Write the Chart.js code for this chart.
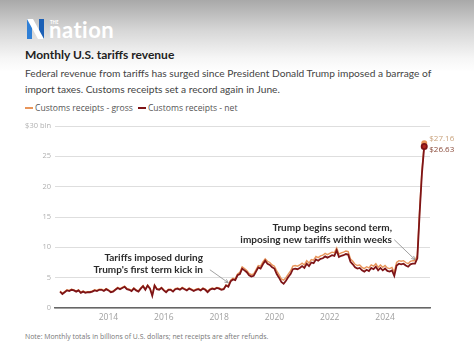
<!DOCTYPE html>
<html>
<head>
<meta charset="utf-8">
<script src="https://cdn.jsdelivr.net/npm/chart.js@4"></script>
<style>
  html,body{margin:0;padding:0;}
  body{width:474px;height:352px;position:relative;overflow:hidden;background:#fff;font-family:"Open Sans",sans-serif;}
  #bg{position:absolute;left:0;top:0;width:474px;height:80px;background:linear-gradient(#a9a9a9 0px,#d6d6d6 30px,#f6f6f6 58px,#fff 72px);}
  #logo{position:absolute;left:26px;top:16px;height:26px;}
  #title{position:absolute;left:25px;top:47px;font-family:Lato,sans-serif;font-size:12px;font-weight:700;color:#222;white-space:nowrap;}
  #sub{position:absolute;left:25px;top:66px;font-family:Lato,sans-serif;font-size:10.2px;line-height:15.5px;color:#444;white-space:nowrap;}
  #legend{position:absolute;left:25px;top:102px;font-size:8.6px;color:#555;white-space:nowrap;}
  #legend span.item{margin-right:5px;}
  #legend span.sw{display:inline-block;width:8px;height:1.6px;vertical-align:middle;margin-right:2px;position:relative;top:-1px;}
  #note{position:absolute;left:25px;top:332px;font-size:6.9px;color:#777;white-space:nowrap;}
  canvas{position:absolute;left:0;top:0;}
</style>
</head>
<body>
<div id="bg"></div>
<svg id="logo" width="110" height="26" viewBox="0 0 110 26">
  <polygon points="1,3 6,3 6,23 1,23" fill="#2f7fd6"/>
  <polygon points="13,3 18,3 18,23 13,23" fill="#1b5fb5"/>
  <polygon points="1,3 7,3 18,23 12,23" fill="#ffffff"/>
  <text x="24" y="8" font-family="Open Sans" font-size="4.5" font-weight="700" fill="#fff">THE</text>
  <text x="23" y="22" font-family="Lato, Open Sans" font-size="22" font-weight="700" fill="#fff" letter-spacing="0.5">nation</text>
</svg>
<div id="title">Monthly U.S. tariffs revenue</div>
<div id="sub">Federal revenue from tariffs has surged since President Donald Trump imposed a barrage of<br>import taxes. Customs receipts set a record again in June.</div>
<div id="legend"></div>
<div id="note">Note: Monthly totals in billions of U.S. dollars; net receipts are after refunds.</div>
<canvas id="c" width="474" height="352"></canvas>
<script>
// ---- Data (monthly, Apr 2012 – Jun 2025, $ billions) ----
const startYear = 2012, startMonth = 4;
const months = [];
for (let y = startYear, m = startMonth; months.length < 159; ) {
  months.push(y + '-' + String(m).padStart(2, '0'));
  m++; if (m > 12) { m = 1; y++; }
}
const seriesNames = ['Customs receipts - gross', 'Customs receipts - net'];
const grossReceipts = [
  2.8,2.4,2.7,3.0,2.9,3.1,3.0,2.8,3.0,
  2.6,2.8,2.6,2.7,2.7,2.8,3.0,2.9,3.1,3.1,2.9,3.2,
  3.0,2.7,2.8,3.1,3.4,3.2,3.4,3.6,3.2,3.1,2.9,3.3,
  3.0,2.8,3.3,3.7,3.1,3.8,3.3,2.2,3.8,3.2,3.1,3.4,
  3.0,2.7,3.1,3.1,2.8,3.2,3.3,3.1,3.4,3.2,3.0,3.3,
  3.1,2.9,3.1,3.2,3.0,3.3,3.1,2.8,3.1,3.3,3.2,3.4,
  3.3,3.1,3.2,3.8,3.7,4.6,4.9,4.8,5.6,5.9,6.8,6.5,
  6.2,5.7,5.5,5.6,6.3,7.0,6.9,7.6,8.1,7.7,7.5,7.1,
  6.9,6.1,5.5,4.8,4.6,5.0,5.6,6.1,6.9,7.0,6.9,7.1,
  7.4,7.1,7.8,7.4,8.0,7.9,8.5,8.3,8.6,8.7,9.0,8.8,
  9.0,9.2,9.1,9.9,8.9,9.1,9.2,9.4,9.3,8.1,7.7,7.2,
  7.0,7.1,6.7,6.5,6.8,6.6,7.1,6.9,7.3,6.7,7.1,6.7,
  7.0,6.6,6.5,6.7,5.9,7.5,7.8,7.7,7.8,7.5,7.3,7.7,
  7.8,7.8,8.7,16.1,22.7,27.16
];
const netReceipts = [
  2.7,2.3,2.6,2.9,2.8,3.0,2.9,2.7,2.9,
  2.5,2.7,2.5,2.6,2.6,2.7,2.9,2.8,3.0,3.0,2.8,3.1,
  2.9,2.6,2.7,3.0,3.3,3.1,3.3,3.5,3.1,3.0,2.8,3.2,
  2.9,2.7,3.2,3.6,3.0,3.7,3.2,2.0,3.7,3.1,3.0,3.3,
  2.9,2.6,3.0,3.0,2.7,3.1,3.2,3.0,3.3,3.1,2.9,3.2,
  3.0,2.8,3.0,3.1,2.9,3.2,3.0,2.6,3.0,3.2,3.1,3.3,
  3.2,3.0,3.1,3.7,3.5,4.4,4.7,4.6,5.4,5.6,6.5,6.2,
  5.9,5.4,5.2,5.3,6.0,6.7,6.5,7.2,7.8,7.3,7.1,6.7,
  6.5,5.6,5.0,4.3,4.0,4.5,5.1,5.6,6.4,6.5,6.4,6.6,
  6.9,6.6,7.3,6.9,7.5,7.4,8.0,7.8,8.1,8.2,8.5,8.3,
  8.5,8.7,8.6,9.5,8.4,8.6,8.7,8.9,8.8,7.6,7.2,6.7,
  6.5,6.6,6.2,6.0,6.3,6.1,6.6,6.4,6.8,6.2,6.6,6.2,
  6.5,6.1,6.0,6.2,5.3,7.0,7.3,7.2,7.3,7.0,6.8,7.2,
  7.3,7.3,8.2,15.6,22.2,26.63
];
const yTicks = [0, 5, 10, 15, 20, 25, 30];
const endLabels = ['$27.16', '$26.63'];
const colors = ['#e8955a', '#7e1417'];
const annotations = [
  { lines: ['Tariffs imposed during', "Trump's first term kick in"], textAt: '2017-06', arrowFrom: '2017-09', arrowTo: '2018-05' },
  { lines: ['Trump begins second term,', 'imposing new tariffs within weeks'], textAt: '2024-04', arrowFrom: '2024-05', arrowTo: '2025-02' }
];

// legend
const lg = document.getElementById('legend');
seriesNames.forEach((n, i) => {
  const s = document.createElement('span'); s.className = 'item';
  s.innerHTML = '<span class="sw" style="background:' + colors[i] + '"></span>' + n;
  lg.appendChild(s);
});

const last = months.length - 1;
const idx = m => months.indexOf(m);
const yearTicks = months.map((m, i) => (m.endsWith('-01') && (+m.slice(0, 4)) % 2 === 0) ? i : -1).filter(i => i >= 0);

const annoPlugin = {
  id: 'anno',
  afterDatasetsDraw(chart) {
    const { ctx, scales: { x, y } } = chart;
    ctx.save();
    // end labels
    ctx.font = '8px "Open Sans"';
    ctx.textAlign = 'left'; ctx.textBaseline = 'middle';
    ctx.fillStyle = '#c9a27c';
    ctx.fillText(endLabels[0], x.getPixelForValue(last) + 5, y.getPixelForValue(grossReceipts[last]) - 4.3);
    ctx.fillStyle = '#8a4a3a';
    ctx.fillText(endLabels[1], x.getPixelForValue(last) + 5, y.getPixelForValue(netReceipts[last]) + 3.5);
    // annotations
    annotations.forEach((a, k) => {
      const tx = x.getPixelForValue(idx(a.textAt));
      const baseVal = netReceipts[idx(a.arrowTo)];
      const tipX = x.getPixelForValue(idx(a.arrowTo));
      const tipY = y.getPixelForValue(baseVal) - 4;
      const l1 = tipY - (k === 0 ? 25 : 32);
      ctx.font = 'bold 10px Lato';
      ctx.fillStyle = '#2b2b2b';
      ctx.textAlign = 'right'; ctx.textBaseline = 'middle';
      a.lines.forEach((t, j) => ctx.fillText(t, tx, l1 + j * 12));
      const fx = x.getPixelForValue(idx(a.arrowFrom));
      const fy = l1 + 12;
      ctx.strokeStyle = '#8a8a8a'; ctx.lineWidth = 0.8;
      ctx.beginPath(); ctx.moveTo(fx, fy); ctx.lineTo(tipX, tipY); ctx.stroke();
      const ang = Math.atan2(tipY - fy, tipX - fx);
      ctx.beginPath();
      ctx.moveTo(tipX - 4 * Math.cos(ang - 0.45), tipY - 4 * Math.sin(ang - 0.45));
      ctx.lineTo(tipX, tipY);
      ctx.lineTo(tipX - 4 * Math.cos(ang + 0.45), tipY - 4 * Math.sin(ang + 0.45));
      ctx.stroke();
    });
    ctx.restore();
  }
};

new Chart(document.getElementById('c'), {
  type: 'line',
  data: {
    datasets: [
      { label: seriesNames[0], order: 1, data: grossReceipts.map((v, i) => ({ x: i, y: v })), borderColor: colors[0], backgroundColor: colors[0], borderWidth: 1.4,
        pointRadius: c => c.dataIndex === last ? 2.3 : 0, tension: 0 },
      { label: seriesNames[1], order: 0, data: netReceipts.map((v, i) => ({ x: i, y: v })), borderColor: colors[1], backgroundColor: '#b3261e', borderWidth: 1.8,
        pointRadius: c => c.dataIndex === last ? 2.6 : 0, tension: 0 }
    ]
  },
  options: {
    responsive: false, animation: false,
    layout: { padding: { left: 0, right: 44, top: 126, bottom: 0 } },
    plugins: { legend: { display: false }, tooltip: { enabled: false } },
    scales: {
      x: {
        type: 'linear', min: -2.2, max: last + 2.5,
        afterBuildTicks: s => { s.ticks = yearTicks.map(v => ({ value: v })); },
        afterFit: s => { s.height = 44; },
        grid: { display: false, drawTicks: false },
        border: { display: true, color: '#666', width: 1.4 },
        ticks: { autoSkip: false, maxRotation: 0, padding: 4, color: '#a0a0a0', font: { family: 'Open Sans', size: 8.5 },
          callback: v => months[v] ? months[v].slice(0, 4) : '' }
      },
      y: {
        min: 0, max: 30,
        afterBuildTicks: s => { s.ticks = yTicks.map(v => ({ value: v })); },
        afterFit: s => { s.width = 55; },
        grid: { color: '#dedede', lineWidth: 1, drawTicks: false },
        border: { display: false },
        ticks: { padding: 4, color: '#b0b0b0', font: { family: 'Open Sans', size: 7.5 },
          callback: v => v === 30 ? '$30 bln' : String(v) }
      }
    }
  },
  plugins: [annoPlugin]
});
</script>
</body>
</html>
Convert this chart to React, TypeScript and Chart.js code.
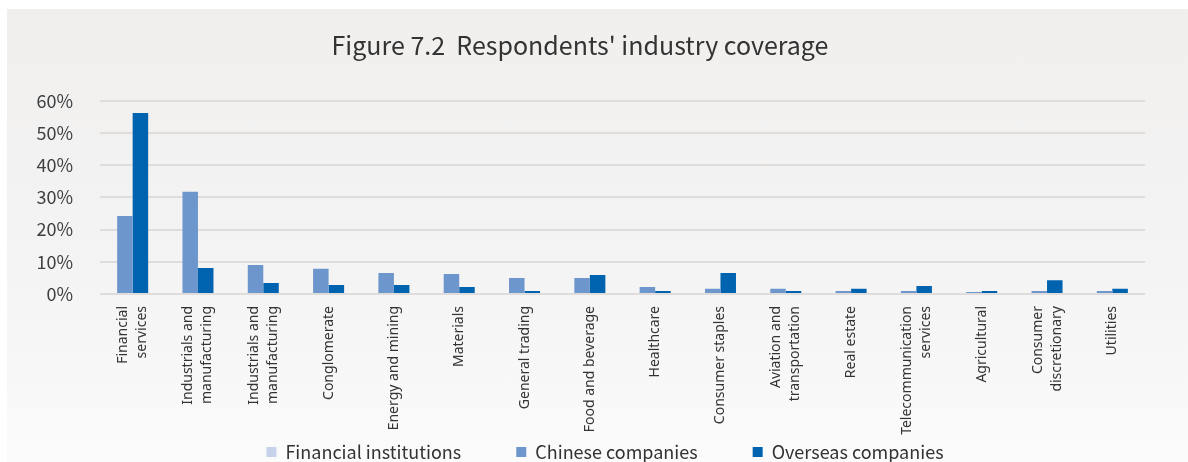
import React, { useEffect, useRef } from "react";
import { Chart, registerables } from "chart.js";

Chart.register(...registerables);

const chartTitle = "Figure 7.2  Respondents' industry coverage";

const categories: (string | string[])[] = [
  ["Financial", "services"],
  ["Industrials and", "manufacturing"],
  ["Industrials and", "manufacturing"],
  "Conglomerate",
  "Energy and mining",
  "Materials",
  "General trading",
  "Food and beverage",
  "Healthcare",
  "Consumer staples",
  ["Aviation and", "transportation"],
  "Real estate",
  ["Telecommunication", "services"],
  "Agricultural",
  ["Consumer", "discretionary"],
  "Utilities",
];

const seriesNames = ["Financial institutions", "Chinese companies", "Overseas companies"];

const financialInstitutions: (number | null)[] = [
  null, null, null, null, null, null, null, null,
  null, null, null, null, null, null, null, null,
];
const chineseCompanies = [24.2, 31.7, 9.0, 7.8, 6.5, 6.2, 5.0, 5.0, 2.2, 1.6, 1.6, 0.9, 0.9, 0.6, 0.9, 0.9];
const overseasCompanies = [56.2, 8.1, 3.4, 2.8, 2.8, 2.2, 0.9, 5.9, 0.9, 6.5, 0.9, 1.6, 2.5, 0.9, 4.3, 1.6];

const yMin = 0;
const yMax = 60;
const yStep = 10;

const CANVAS_W = 1181;
const CANVAS_H = 462;
const LINE_H = 19;

const noClip = (scale: any) => {
  scale._computeLabelArea = () => undefined;
};

export default function App() {
  const ref = useRef<HTMLCanvasElement | null>(null);

  useEffect(() => {
    if (!ref.current) return;
    const chart = new Chart(ref.current, {
      type: "bar",
      data: {
        labels: categories as any,
        datasets: [
          {
            label: seriesNames[0],
            data: financialInstitutions,
            backgroundColor: "#c6d2eb",
            skipNull: true,
          } as any,
          {
            label: seriesNames[1],
            data: chineseCompanies,
            backgroundColor: "#6d96cd",
            skipNull: true,
          },
          {
            label: seriesNames[2],
            data: overseasCompanies,
            backgroundColor: "#0063b0",
            skipNull: true,
          },
        ],
      },
      options: {
        animation: false,
        responsive: false,
        maintainAspectRatio: false,
        layout: { padding: { left: 58, right: 43, top: 91.7, bottom: 0 } },
        datasets: {
          bar: { categoryPercentage: 0.475, barPercentage: 1 },
        },
        plugins: {
          title: { display: false },
          tooltip: { enabled: false },
          legend: {
            position: "bottom",
            labels: {
              boxWidth: 10,
              boxHeight: 10,
              padding: 55,
              color: "#333333",
              font: { family: "'Noto Sans CJK SC', 'Noto Sans', sans-serif", size: 18 },
            },
          },
        },
        scales: {
          x: {
            grid: { display: false, drawTicks: false },
            border: { display: false },
            afterFit: (scale: any) => {
              scale.height = 94;
              noClip(scale);
            },
            ticks: {
              autoSkip: false,
              maxRotation: 90,
              minRotation: 90,
              padding: 12,
              labelOffset: -LINE_H / 2,
              color: "#333333",
              font: { family: "'Noto Sans', sans-serif", size: 14, lineHeight: LINE_H / 14 },
              showLabelBackdrop: (c: any) => !Array.isArray(categories[c.index]),
              backdropColor: "rgba(0,0,0,0)",
              backdropPadding: 0,
            } as any,
          },
          y: {
            min: yMin,
            max: yMax,
            afterFit: (scale: any) => {
              scale.width = 35;
              noClip(scale);
            },
            grid: { color: "#dfdcdc", lineWidth: 2, drawTicks: false },
            border: { display: false },
            ticks: {
              stepSize: yStep,
              padding: 27,
              color: "#404040",
              font: { family: "'Noto Sans CJK SC', 'Noto Sans', sans-serif", size: 18 },
              callback: (v: any) => `${v}%`,
            },
          },
        },
      },
    });
    return () => chart.destroy();
  }, []);

  return (
    <div
      style={{
        position: "absolute",
        left: 0,
        top: 0,
        width: 1188,
        height: 462,
        background: "#ffffff",
        overflow: "hidden",
      }}
    >
      <div
        style={{
          position: "absolute",
          left: 7,
          top: 9,
          width: CANVAS_W,
          height: 453,
          overflow: "hidden",
          background: "linear-gradient(#f0efee, #f5f4f4 60%, #fbfbfb)",
        }}
      >
        <canvas
          ref={ref}
          width={CANVAS_W}
          height={CANVAS_H}
          style={{ display: "block", width: CANVAS_W, height: CANVAS_H }}
        />
      </div>
      <div
        style={{
          position: "absolute",
          left: 0,
          top: 32,
          width: 1160,
          textAlign: "center",
          whiteSpace: "pre",
          fontFamily: "'Noto Sans CJK SC', 'Noto Sans', sans-serif",
          fontSize: 25,
          lineHeight: "25px",
          color: "#333333",
        }}
      >
        {chartTitle}
      </div>
    </div>
  );
}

========================================================================

§ Task instructions:
The answer must consist solely of the number of lines in the entries that contain the word "React".

§ Task result:
2